Back in Wrath of the Lich King, our guild was able to field a full 10-player raid and take down the Big Bad Lich King all by ourselves. In Cataclysm, there was an epidemic of burnout; some of my friends raced to the new level cap and then got bored waiting for the rest of us to catch up, while players like me took our time to level and enjoy the storylines and zones. I didn't even think about hopping into dungeons until I'd already fully quested through all five of the new zones of the expansion, and by the time I was halfway through running the dungeons enough to gear up for heroic dungeons too many key players had simply quit the game.
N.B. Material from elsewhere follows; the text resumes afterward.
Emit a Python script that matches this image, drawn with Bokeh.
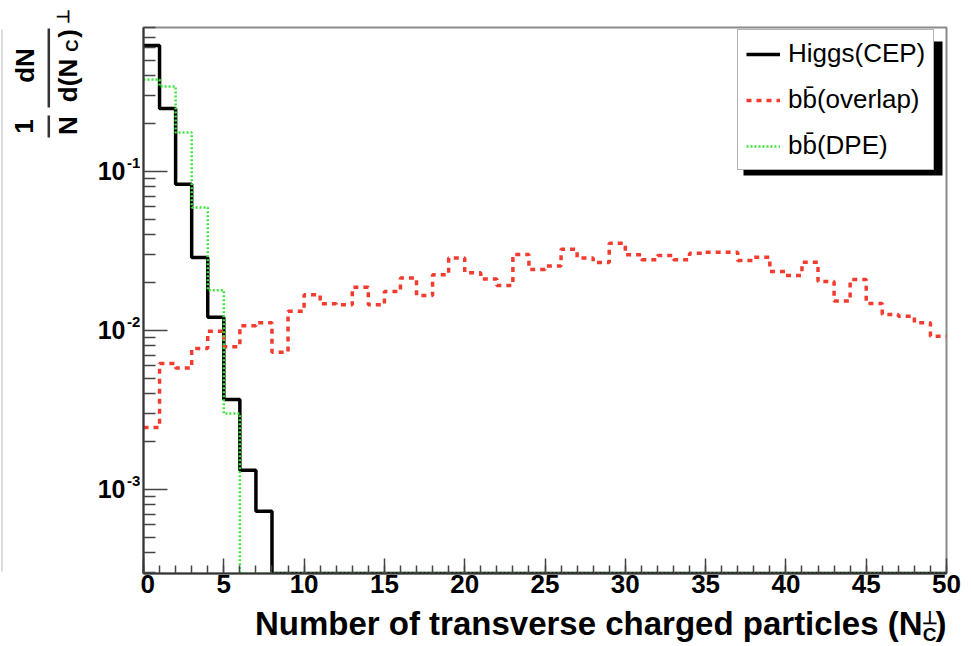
import numpy as np
from bokeh.plotting import figure
from bokeh.layouts import row, column
from bokeh.models import (Range1d, FixedTicker, Legend, LegendItem, BoxAnnotation,
                          CustomJSTickFormatter, LogScale)
from bokeh.core.properties import value
from bokeh.embed import file_html
from bokeh.resources import INLINE

# ---------------- data ----------------
bin_edges = list(range(0, 51))
higgs_cep = [0.62, 0.249, 0.083, 0.0288, 0.0121, 0.00368, 0.00132, 0.00073] + [0.0] * 42
bb_dpe = [0.379, 0.343, 0.176, 0.0594, 0.0179, 0.0030] + [0.0] * 44
bb_overlap = [0.00245, 0.0062, 0.0058, 0.0077, 0.0099, 0.0079, 0.0107, 0.0112, 0.0073, 0.0132,
              0.0168, 0.0147, 0.0145, 0.0187, 0.0145, 0.0176, 0.0214, 0.0166, 0.0224, 0.0286,
              0.0231, 0.0211, 0.0192, 0.0301, 0.0242, 0.0254, 0.0324, 0.0286, 0.0268, 0.0354,
              0.0299, 0.0279, 0.0296, 0.0279, 0.0306, 0.0311, 0.0311, 0.0276, 0.0289, 0.0235,
              0.0222, 0.0269, 0.0203, 0.0153, 0.0209, 0.0148, 0.0126, 0.0123, 0.0112, 0.0092]
x_ticks = list(range(0, 51, 5))
y_ticks = [1e-3, 1e-2, 1e-1]
y_tick_base = ["10", "10", "10"]
y_tick_exp = ["-3", "-2", "-1"]
series_labels = ["Higgs(CEP)", "bb\u0304(overlap)", "bb\u0304(DPE)"]
x_title = "Number of transverse charged particles (N"

YMIN, YMAX = 2.96e-4, 0.805
FONT = "Liberation Sans"
W, H = 971, 646
LEFT_W = 140          # width of the left text strip
FR_L, FR_R, FR_T, FR_B = 143, 946, 27, 573   # frame box in page pixels
MAIN_H = 606

# ---------------- main plot ----------------
p = figure(width=W - LEFT_W, height=MAIN_H, y_axis_type="log",
           x_range=Range1d(0, 50), y_range=Range1d(YMIN, YMAX),
           output_backend="svg", toolbar_location=None,
           min_border_left=FR_L - LEFT_W, min_border_right=W - FR_R,
           min_border_top=FR_T, min_border_bottom=MAIN_H - FR_B)
p.background_fill_color = "white"
p.border_fill_color = "white"
p.outline_line_color = "#8a8a8a"
p.outline_line_width = 2
p.xgrid.visible = False
p.ygrid.visible = False

p.xaxis.ticker = FixedTicker(ticks=x_ticks, minor_ticks=bin_edges)
minor_y = [k * 10.0 ** e for e in (-4, -3, -2, -1) for k in range(2, 10)
           if YMIN <= k * 10.0 ** e <= YMAX]
p.yaxis.ticker = FixedTicker(ticks=y_ticks, minor_ticks=minor_y)

for ax in (p.xaxis, p.yaxis):
    ax.axis_line_color = "#333333"
    ax.axis_line_width = 2
    ax.major_tick_line_color = "#444444"
    ax.minor_tick_line_color = "#444444"
    ax.major_tick_line_width = 1.5
    ax.minor_tick_line_width = 1.5
    ax.major_tick_out = 0
    ax.minor_tick_out = 0
p.xaxis.major_tick_in = 15
p.xaxis.minor_tick_in = 8
p.yaxis.major_tick_in = 24
p.yaxis.minor_tick_in = 12

p.xaxis.major_label_text_font = FONT
p.xaxis.major_label_text_font_style = "bold"
p.xaxis.major_label_text_font_size = "26px"
p.xaxis.major_label_text_color = "black"
p.xaxis.major_label_standoff = 1
p.yaxis.formatter = CustomJSTickFormatter(code="return ''")
p.yaxis.major_label_standoff = 0


def steps(vals):
    v = np.maximum(np.array(vals, dtype=float), YMIN)
    return np.append(v, v[-1])


r_h = p.step(bin_edges, steps(higgs_cep), mode="after", line_color="black", line_width=3.5)
r_o = p.step(bin_edges, steps(bb_overlap), mode="after", line_color="#f23c2f", line_width=3.5,
             line_dash="5 5")
r_d = p.step(bin_edges, steps(bb_dpe), mode="after", line_color="#3de63d", line_width=2.5,
             line_dash="2 2")

# legend shadow + legend
p.add_layout(BoxAnnotation(left=600, right=799, bottom=398, top=532,
                           left_units="screen", right_units="screen",
                           bottom_units="screen", top_units="screen",
                           fill_color="black", fill_alpha=1, line_color=None))
legend = Legend(items=[LegendItem(label=series_labels[0], renderers=[r_h]),
                       LegendItem(label=series_labels[1], renderers=[r_o]),
                       LegendItem(label=series_labels[2], renderers=[r_d])],
                location=(594, 403))
legend.border_line_color = "#666666"
legend.border_line_width = 1.5
legend.background_fill_color = "white"
legend.background_fill_alpha = 1
legend.label_text_font = FONT
legend.label_text_font_size = "26px"
legend.label_text_color = "black"
legend.glyph_width = 34
legend.glyph_height = 30
legend.label_height = 30
legend.label_standoff = 8
legend.spacing = 15
legend.padding = 8
legend.margin = 0
p.add_layout(legend)

# ---------------- left strip: y tick labels + y title ----------------
# pixel coordinates (y up from page bottom) plus a log range aligned with the main frame
dec_per_px = (np.log10(YMAX) - np.log10(YMIN)) / (FR_B - FR_T)
log_top = 10 ** (np.log10(YMAX) + FR_T * dec_per_px)
log_bot = 10 ** (np.log10(YMIN) - (H - FR_B) * dec_per_px)

lf = figure(width=LEFT_W, height=H, x_range=Range1d(0, LEFT_W), y_range=Range1d(0, H),
            output_backend="svg", toolbar_location=None, min_border=0,
            x_axis_location=None, y_axis_location=None)
lf.outline_line_color = None
lf.xgrid.visible = False
lf.ygrid.visible = False
lf.extra_y_ranges = {"log": Range1d(log_bot, log_top)}
lf.extra_y_scales = {"log": LogScale()}

lf.text(x=[125] * 3, y=y_ticks, text=y_tick_base, y_range_name="log",
        text_align="right", text_baseline="middle", text_font=value(FONT),
        text_font_style="bold", text_font_size="25px", text_color="black")
lf.text(x=[126.5] * 3, y=y_ticks, text=y_tick_exp, y_range_name="log", y_offset=-8.5,
        text_align="left", text_baseline="middle", text_font=value(FONT),
        text_font_style="bold", text_font_size="15px", text_color="black")

R = np.pi / 2


def ltxt(fig, t, x, y, size, angle=0.0, align="center", baseline="middle"):
    # y is given in page pixels from the top
    fig.text(x=[x], y=[H - y], text=[t], angle=angle, text_align=align, text_baseline=baseline,
             text_font=value(FONT), text_font_style="bold", text_font_size=size,
             text_color="black")


ltxt(lf, "dN", 24, 65, "26px", R)
ltxt(lf, "d(N", 67, 80, "26px", R)
ltxt(lf, "C", 72, 45, "17px", R)
ltxt(lf, ")", 67, 33, "26px", R)
ltxt(lf, "\u22a5", 63, 16, "17px", R)
ltxt(lf, "1", 23, 126, "26px", R)
ltxt(lf, "N", 67, 125, "26px", R)
lf.segment(x0=[48.3, 48.3], y0=[H - 28, H - 115], x1=[48.3, 48.3], y1=[H - 107, H - 137],
           line_color="#333333", line_width=2.5)
lf.segment(x0=[1.5], y0=[H - 29], x1=[1.5], y1=[H - 571], line_color="#cfcfcf", line_width=1.5)

# ---------------- bottom strip: x title ----------------
bf = figure(width=W - LEFT_W, height=H - MAIN_H, x_range=Range1d(FR_L, FR_R),
            y_range=Range1d(0, H - MAIN_H), output_backend="svg", toolbar_location=None,
            min_border_left=FR_L - LEFT_W, min_border_right=W - FR_R,
            min_border_top=0, min_border_bottom=0,
            x_axis_location=None, y_axis_location=None)
bf.outline_line_color = None
bf.xgrid.visible = False
bf.ygrid.visible = False


def btxt(t, x, y, size, align="center", baseline="middle"):
    bf.text(x=[x], y=[H - y], text=[t], text_align=align, text_baseline=baseline,
            text_font=value(FONT), text_font_style="bold", text_font_size=size,
            text_color="black")


btxt(x_title, 922, 623, "33px", align="right")
btxt("\u22a5", 929, 617, "18px")
btxt("C", 929, 634, "19px")
btxt(")", 935, 623, "33px", align="left")

layout = row(lf, column(p, bf))
open("out.html", "w").write(file_html(layout, INLINE))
This kind of burnout is natural, doubly so because of the specific conditions - Wrath's final raid content patch was released more than a year before the next expansion debuted, and while we needed a lot of that time to get to the point where we could kill the Big Bad, there were months and months after that where we, as a guild, had almost nothing to do (excepting a brief period when we set about killing a very stupid dragon with the exact same name as our guild leader). No surprise that some of us were raring to get back into raiding as soon as possible, while others were just happy to have new zones to explore and new things to do, full stop.

I just know that if I felt like it was going to help me do more than just equip my alts with cooler-looking gear, or give myself a little more bag space on my main character, I could easily be motivated to play those alts in a more serious way. Now of course it's no surprise that I could get more out of a massively multiplayer online role-playing game if I had more people to play with, but at the same time it's not really my choice. I can't find new people to play with and leave behind the guild . . . I'm so close to being able to steal guild leadership, if my wife stays unsubscribed for long enough!

So in the end I will continue plodding away at the little things each character can do, and cross my fingers that my friends get excited by the next expansion for the game and come back some time in 2014. At least I have the Raid Finder experience; it may feel like a big, uncoordinated dungeon, but at least I might get a chance to burn the shit out of Garrosh Hellscream, that fucker.